My mother had always raised me to protect myself and be strong.
I knew if I didn’t protest it would be over sooner, but I also felt like I didn’t have the right to protest.
I remember lying on my belly, silently crying into my pillow and staring at the blue shadows my blinds were casting across the entire room.
I remember thinking, “Is this rape?”
When he finished, he got up and looked at me in disgust.
He went to the bathroom to take care of the mess he made and then he left in a huff.
I laid there, face down on the bed until I heard the door close.
My body hurt, I might have even torn.
But instead of feeling angry, I felt violated.
I felt embarrassed about what I allowed to happen to me.
I also felt like I deserved it.
I waited up, lying on the couch in a house coat, waiting for him to come back.
When he did, he told me I was an idiot for waiting up for him.
I somberly followed him back to bed.
You cannot being to comprehend how this one moment completely shattered my entire world.
You cannot begin to understand how even so long after this ONE event of MANY (many more than twice, I’ve come to realize) haunts me in every thing I do.
It haunts every thought, every social interaction.
Just existing causes me so much pain and it is so overwhelming.
I feel like I’m locked in this body, like an iron maiden.
Every breathe I take I can feel the sharp points dig into my flesh.
And YOU have the gall to tell me that I’m dragging this trauma into your fucking personification of rape culture?
You have the fucking audacity to tell me that I’m being negative for the sake of being negative?
You foolish, naive fucking child.
You may think that because I have to bear this burden every fucking day it makes me weak and that because I can’t just “let it go” I’m letting it rule me, but NEWS FLASH, I am and have been in control of this darkness for longer than you can fucking comprehend.
I’m so strong from having to carry the weight of the world that I make it look easy.
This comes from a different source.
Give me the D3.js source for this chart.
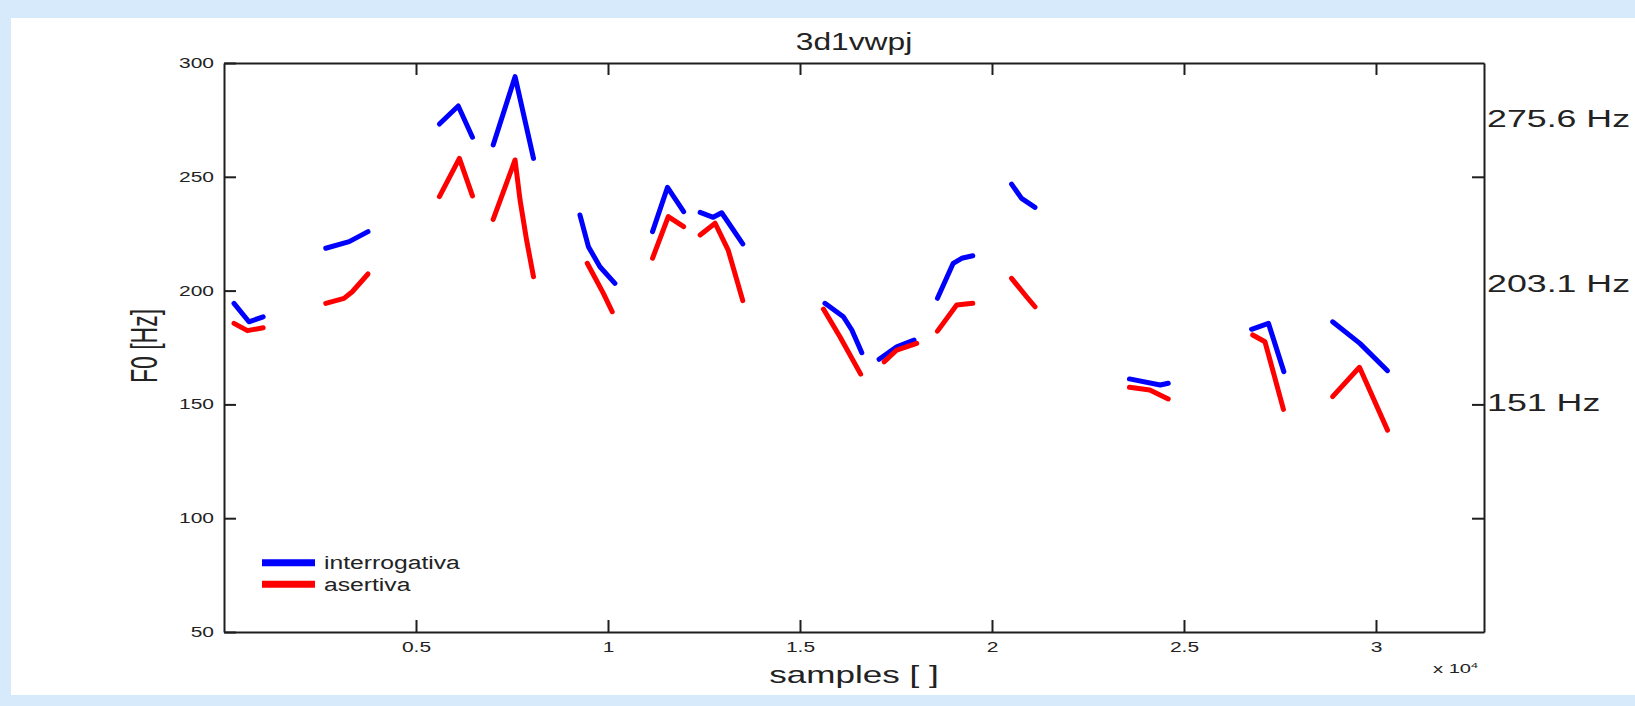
<!DOCTYPE html>
<html>
<head>
<meta charset="utf-8">
<script src="https://cdn.jsdelivr.net/npm/d3@7"></script>
<style>
  html, body { margin: 0; padding: 0; background: #d6eafc; }
  svg { display: block; }
  text { font-family: "Liberation Sans", Arial, sans-serif; fill: #222; }
</style>
</head>
<body>
<svg id="chart" width="1635" height="706"></svg>
<script>
// ---- data (x in samples, y in Hz) ----
const title = "3d1vwpj";
const xLabel = "samples [ ]";
const yLabel = "F0 [Hz]";
const seriesNames = ["interrogativa", "asertiva"];
const seriesColors = ["#0000ff", "#ff0000"];
const yTicks = [50, 100, 150, 200, 250, 300];
const xTicks = [5000, 10000, 15000, 20000, 25000, 30000];
const xTickLabels = ["0.5", "1", "1.5", "2", "2.5", "3"];
const rightTicks = [250, 150, 100];
const refValues = [275.6, 203.1, 151];
const refLabels = ["275.6 Hz", "203.1 Hz", "151 Hz"];

const interrogativa = [
  [[260,194.4],[650,186.3],[1020,188.5]],
  [[2650,218.6],[3260,221.5],[3750,225.9]],
  [[5610,273.2],[6100,281.1],[6470,267.4]],
  [[7010,264.0],[7580,294.0],[8060,258.1]],
  [[9270,233.2],[9490,219.3],[9790,210.5],[10180,203.2]],
  [[11160,225.9],[11550,245.4],[11970,234.7]],
  [[12400,234.4],[12740,232.2],[12960,234.2],[13510,220.5]],
  [[15650,194.4],[16130,188.5],[16350,182.7],[16610,172.7]],
  [[17060,169.8],[17520,175.3],[17970,178.3]],
  [[18580,196.6],[18990,212.0],[19210,214.2],[19500,215.3]],
  [[20510,246.8],[20770,240.5],[21120,236.6]],
  [[23580,161.2],[24380,158.5],[24590,159.3]],
  [[26760,183.0],[27200,185.6],[27600,164.4]],
  [[28870,186.3],[29580,176.8],[30300,164.8]]
];
const asertiva = [
  [[260,185.6],[610,182.4],[1020,183.7]],
  [[2650,194.4],[3125,196.6],[3340,199.5],[3750,207.3]],
  [[5610,241.3],[6130,258.1],[6470,241.6]],
  [[7010,231.3],[7580,257.4],[7710,239.8],[7880,222.2],[8060,206.1]],
  [[9460,212.0],[9880,198.8],[10110,190.7]],
  [[11160,214.2],[11570,232.5],[11970,228.1]],
  [[12400,224.4],[12790,229.6],[13130,217.8],[13510,195.6]],
  [[15610,191.9],[16040,179.7],[16580,163.3]],
  [[17190,168.7],[17520,173.9],[18040,176.8]],
  [[18580,182.2],[19080,193.7],[19500,194.4]],
  [[20510,205.4],[20900,197.3],[21120,192.9]],
  [[23580,157.5],[24110,156.3],[24590,152.4]],
  [[26790,180.5],[27110,177.5],[27590,147.8]],
  [[28870,153.4],[29570,166.3],[30300,138.7]]
];

// ---- layout ----
const W = 1635, H = 706;
const plot = { left: 224, right: 1484, top: 63, bottom: 632 };
const SX = 1.5; // horizontal text stretch seen in the reference

const svg = d3.select("#chart");
svg.append("rect").attr("x", 0).attr("y", 0).attr("width", W).attr("height", H).attr("fill", "#d6eafc");
svg.append("rect").attr("x", 11).attr("y", 18).attr("width", W - 11).attr("height", 695 - 18).attr("fill", "#ffffff");

const x = d3.scaleLinear().domain([0, 32813]).range([plot.left, plot.right]);
const y = d3.scaleLinear().domain([50, 300]).range([plot.bottom, plot.top]);

function stext(px, py, str, size, sx, anchor) {
  return svg.append("text")
    .attr("transform", `translate(${px},${py}) scale(${sx},1)`)
    .attr("text-anchor", anchor || "start")
    .style("font-size", size + "px")
    .text(str);
}

// ---- axes ----
const axColor = "#1e1e1e";
function styleAxis(g) {
  g.selectAll(".domain").attr("stroke", axColor).attr("stroke-width", 2);
  g.selectAll(".tick line").attr("stroke", axColor).attr("stroke-width", 2);
  g.selectAll("text").style("font-family", "\"Liberation Sans\", Arial, sans-serif").style("fill", "#222");
}

const gLeft = svg.append("g").attr("transform", `translate(${plot.left},0)`)
  .call(d3.axisLeft(y).tickValues(yTicks).tickSizeInner(-12).tickSizeOuter(0).tickPadding(10).tickFormat(d3.format("d")));
styleAxis(gLeft);
gLeft.selectAll("text").style("font-size", "14px").attr("transform", `scale(${SX},1)`).attr("x", -10 / SX);

const gBottom = svg.append("g").attr("transform", `translate(0,${plot.bottom})`)
  .call(d3.axisBottom(x).tickValues(xTicks).tickSizeInner(-12).tickSizeOuter(0).tickPadding(10)
    .tickFormat((d, i) => xTickLabels[i]));
styleAxis(gBottom);
gBottom.selectAll("text").style("font-size", "14px").attr("transform", `scale(${SX},1)`);

const gTop = svg.append("g").attr("transform", `translate(0,${plot.top})`)
  .call(d3.axisTop(x).tickValues(xTicks).tickSizeInner(-12).tickSizeOuter(0).tickFormat(""));
styleAxis(gTop);

const gRight = svg.append("g").attr("transform", `translate(${plot.right},0)`)
  .call(d3.axisRight(y).tickValues(rightTicks).tickSizeInner(-12).tickSizeOuter(0).tickFormat(""));
styleAxis(gRight);

// ---- data lines ----
const line = d3.line().x(d => x(d[0])).y(d => y(d[1]));
[interrogativa, asertiva].forEach((segs, si) => {
  svg.append("g").selectAll("path").data(segs).join("path")
    .attr("d", line)
    .attr("fill", "none")
    .attr("stroke", seriesColors[si])
    .attr("stroke-width", 5)
    .attr("stroke-linejoin", "round")
    .attr("stroke-linecap", "round");
});

// ---- texts ----
stext((plot.left + plot.right) / 2, 50, title, 23, 1.38, "middle");
stext((plot.left + plot.right) / 2, 683, xLabel, 24, 1.46, "middle");
svg.append("text")
  .attr("transform", `translate(157,${346}) scale(1.6,1) rotate(-90)`)
  .attr("text-anchor", "middle")
  .style("font-size", "23px")
  .text(yLabel);

refValues.forEach((v, i) => {
  stext(plot.right + 3, y(v) + 8.5, refLabels[i], 24, 1.49, "start");
});

// x 10^4 multiplier
const mult = svg.append("text")
  .attr("transform", `translate(1433,673) scale(1.55,1)`)
  .style("font-size", "13px");
mult.append("tspan").text("x 10");
mult.append("tspan").attr("dy", -5).style("font-size", "8px").text("4");

// ---- legend ----
const legY = [562.7, 584.3];
seriesNames.forEach((name, i) => {
  svg.append("line").attr("x1", 262).attr("x2", 315).attr("y1", legY[i]).attr("y2", legY[i])
    .attr("stroke", seriesColors[i]).attr("stroke-width", 7);
  stext(324, legY[i] + 6.5, name, 19, 1.3, "start");
});
</script>
</body>
</html>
I make it look graceful, like a fucking dance.
You are the weak, foolish one.
You have no power in this domain, in my space.
I do not care about your feelings of sexual frustration or a general lack of attention.
That is not my job. It’s also not my job to apologize or even give you a fucking head’s up if I change my mind.
It’s ALSO not my job to MAKE YOU FEEL FUCKING SAFE WHEN YOU HAVE MADE ME FEEL UNSAFE AND TRIGGERED.